Young readers reap benefits

By Karl Terry: PNT Managing Editor

Teachers say a federal reading program designed to help schools meet the standards of the No Child Left Behind Act is having a big impact on Portales schools, but it’s probably not going to solve the problem of meeting the state’s AYP (Adequate Yearly Progress).

Reading First, a national reading program funded by the federal government after the NCLB act went into effect five years ago, focuses on kindergarten through third-grade students. Its goal is to have all students reading at grade level by the time they finish third grade, according to Reading First’s Web site.

Portales schools have been involved in the program for the last three years. Last fall statewide scores on the DIBELS (Dynamic Indicators of Basic Early Literacy Skills) tests showed Portales schools scored among the highest in the state in reading with No. 1 rankings in two categories, according to a Portales Municipal School District news release.

“One of the reasons we looked at implementing the Reading First program was because we had looked at the AYP scores,” Director of Federal Programs for PMSD Trina Valdez said. “It’s (Reading First) affected it (reading achievement) in a very positive way. One of the things we’re doing now is looking at the data, and that data is driving our programming.”

The program provides for 90 minutes of Reading First activities daily in the classroom and allows proficient readers to move up to a more challenging group while providing intervention for those students having problems.

Valdez said the program provides the district with the latest research-based strategies and techniques for advancing readers and provides the benchmark models to judge how students are progressing.
“We’ve seen our students’ achievement improving,” Brown Elementary Principal Jackie Burns said.

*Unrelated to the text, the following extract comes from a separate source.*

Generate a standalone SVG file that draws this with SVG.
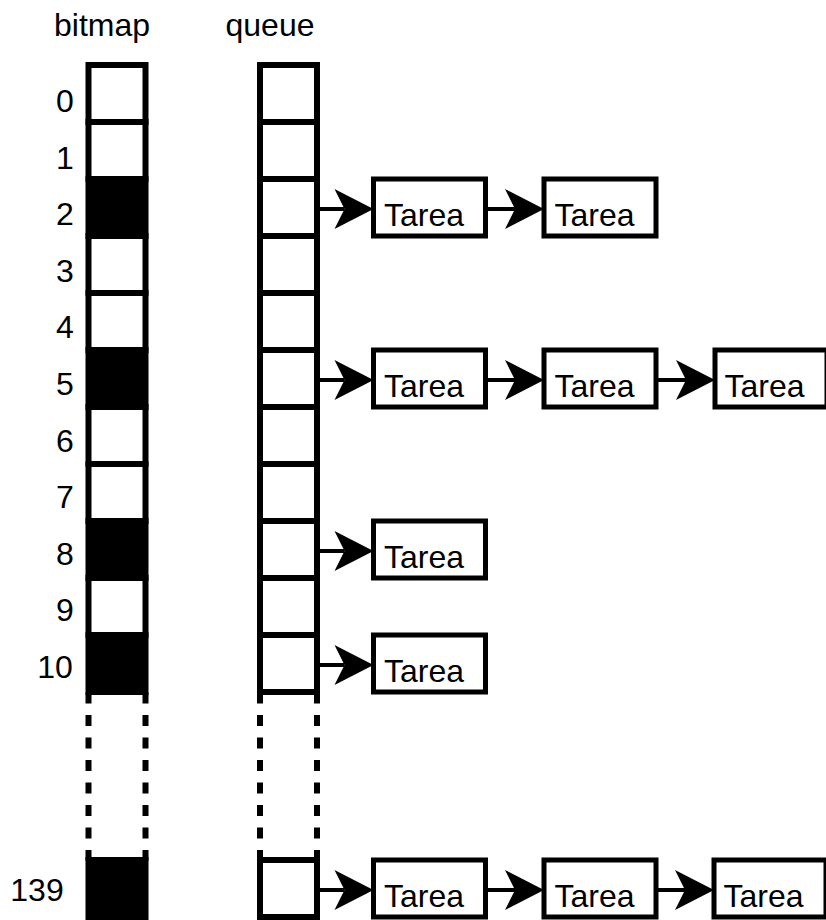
<svg xmlns="http://www.w3.org/2000/svg" width="826" height="920" viewBox="0 0 826 920">
  <style>
    text { font-family: "Liberation Sans", Arial, sans-serif; font-size: 32px; fill: #000; }
    .num { text-anchor: middle; }
    .cell { fill: #fff; stroke: #000; stroke-width: 6; }
    .cell.set { fill: #000; }
    .dash { stroke: #000; stroke-width: 6; stroke-dasharray: 11 11.5; fill: none; }
    .task rect { fill: #fff; stroke: #000; stroke-width: 5; }
    .link { stroke: #000; stroke-width: 4; fill: none; marker-end: url(#head); }
  </style>
  <defs>
    <marker id="head" viewBox="-41 -22 42 44" markerWidth="42" markerHeight="44" refX="-29" refY="0" orient="auto" markerUnits="userSpaceOnUse">
      <path d="M0,0 L-39,-20 L-29,0 L-39,20 Z" fill="#000"/>
    </marker>
  </defs>
  <rect width="826" height="920" fill="#fff"/>

  <!-- column headers -->
  <text x="102" y="36" class="num">bitmap</text>
  <text x="270" y="36" class="num">queue</text>

  <!-- priority indices -->
  <g id="indices">
    <text class="num" x="65" y="112">0</text>
    <text class="num" x="65" y="168.6">1</text>
    <text class="num" x="65" y="225.2">2</text>
    <text class="num" x="65" y="281.8">3</text>
    <text class="num" x="65" y="338.4">4</text>
    <text class="num" x="65" y="395">5</text>
    <text class="num" x="65" y="451.6">6</text>
    <text class="num" x="65" y="508.2">7</text>
    <text class="num" x="65" y="564.8">8</text>
    <text class="num" x="65" y="621.4">9</text>
    <text class="num" x="55" y="678">10</text>
    <text class="num" x="37" y="901">139</text>
  </g>

  <!-- bitmap column -->
  <g id="bitmap">
    <rect class="cell" x="88.5" y="65" width="57" height="57"/>
    <rect class="cell" x="88.5" y="122" width="57" height="57"/>
    <rect class="cell set" x="88.5" y="179" width="57" height="57"/>
    <rect class="cell" x="88.5" y="236" width="57" height="57"/>
    <rect class="cell" x="88.5" y="293" width="57" height="57"/>
    <rect class="cell set" x="88.5" y="350" width="57" height="57"/>
    <rect class="cell" x="88.5" y="407" width="57" height="57"/>
    <rect class="cell" x="88.5" y="464" width="57" height="57"/>
    <rect class="cell set" x="88.5" y="521" width="57" height="57"/>
    <rect class="cell" x="88.5" y="578" width="57" height="57"/>
    <rect class="cell set" x="88.5" y="635" width="57" height="57"/>
    <line class="dash" x1="88.5" y1="692.5" x2="88.5" y2="862"/>
    <line class="dash" x1="145.5" y1="692.5" x2="145.5" y2="862"/>
    <rect class="cell set" x="88.5" y="860" width="57" height="57"/>
  </g>

  <!-- queue column -->
  <g id="queue">
    <rect class="cell" x="260" y="65" width="57" height="57"/>
    <rect class="cell" x="260" y="122" width="57" height="57"/>
    <rect class="cell" x="260" y="179" width="57" height="57"/>
    <rect class="cell" x="260" y="236" width="57" height="57"/>
    <rect class="cell" x="260" y="293" width="57" height="57"/>
    <rect class="cell" x="260" y="350" width="57" height="57"/>
    <rect class="cell" x="260" y="407" width="57" height="57"/>
    <rect class="cell" x="260" y="464" width="57" height="57"/>
    <rect class="cell" x="260" y="521" width="57" height="57"/>
    <rect class="cell" x="260" y="578" width="57" height="57"/>
    <rect class="cell" x="260" y="635" width="57" height="57"/>
    <line class="dash" x1="260" y1="692.5" x2="260" y2="862"/>
    <line class="dash" x1="317" y1="692.5" x2="317" y2="862"/>
    <rect class="cell" x="260" y="860" width="57" height="57"/>
  </g>

  <!-- task lists -->
  <g id="task-2a" class="task"><rect x="373.5" y="179" width="112" height="57"/><text x="384" y="226">Tarea</text></g>
  <g id="task-2b" class="task"><rect x="544" y="179" width="112" height="57"/><text x="554.5" y="226">Tarea</text></g>

  <g id="task-5a" class="task"><rect x="373.5" y="350" width="112" height="57"/><text x="384" y="397">Tarea</text></g>
  <g id="task-5b" class="task"><rect x="544" y="350" width="112" height="57"/><text x="554.5" y="397">Tarea</text></g>
  <g id="task-5c" class="task"><rect x="715" y="350" width="112" height="57"/><text x="724.5" y="397">Tarea</text></g>

  <g id="task-8a" class="task"><rect x="373.5" y="521" width="112" height="57"/><text x="384" y="568">Tarea</text></g>

  <g id="task-10a" class="task"><rect x="373.5" y="635" width="112" height="57"/><text x="384" y="682">Tarea</text></g>

  <g id="task-139a" class="task"><rect x="373.5" y="860" width="112" height="57"/><text x="384" y="907">Tarea</text></g>
  <g id="task-139b" class="task"><rect x="544" y="860" width="112" height="57"/><text x="554.5" y="907">Tarea</text></g>
  <g id="task-139c" class="task"><rect x="714" y="860" width="112" height="57"/><text x="723.5" y="907">Tarea</text></g>

  <!-- connectors -->
  <g id="connectors">
    <line class="link" x1="317" y1="209" x2="344.5" y2="209"/>
    <line class="link" x1="485.5" y1="209" x2="515" y2="209"/>

    <line class="link" x1="317" y1="380" x2="344.5" y2="380"/>
    <line class="link" x1="485.5" y1="380" x2="515" y2="380"/>
    <line class="link" x1="656" y1="380" x2="686" y2="380"/>

    <line class="link" x1="317" y1="551" x2="344.5" y2="551"/>

    <line class="link" x1="317" y1="665" x2="344.5" y2="665"/>

    <line class="link" x1="317" y1="890" x2="344.5" y2="890"/>
    <line class="link" x1="485.5" y1="890" x2="515" y2="890"/>
    <line class="link" x1="656" y1="890" x2="685" y2="890"/>
  </g>
</svg>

James Elementary Principal Mike Terry agreed with Burns’ assessment of the program, saying he has noticed the results. He also said it’s having an effect on students’ self-esteem at his school.

“I think students are proud of the achievement they’ve made,” Terry said. “There are some who are becoming more proficient readers, and they’re proud of that.”

According to Valdez, one of the most valuable tools the Reading First program provides is a professional development component for teachers and administrators.

Burns agreed, and added that it allows schools to identify students with weak reading skills and provide quicker intervention. She also said being able to compare the Portales district with the 90 other districts involved in the state is a big help in identifying patterns.

Steiner Elementary Principal Becky Flen said one of the biggest benefits she has seen from the program is that it has teachers and administrators better aligned on reading curriculum. She says that has provided better continuity between grades for the students.

Why, then, would the schools be failing to meet AYP?

Teachers and administrators say that it’s because of the subgroups for special education and English language learners. They say that while reading achievement has gone up appreciably overall, they fear those subgroups will still be falling short. It may take more than Reading First to change that, they say.

Federal lawmakers are scheduled to rewrite the NCLB law that aims to close achievement gaps, and have all students reading and doing math at grade-level by 2014.

In the meantime, with the required state Standards Based Assessments wrapped up this past week, educators will cross their fingers through the summer and try to adjust their instruction the best they can. They say the lag in getting the test results back puts them behind in planning next year’s curriculum.

“Right now we feel very good about our testing, but we won’t know until the end of July,” Terry said.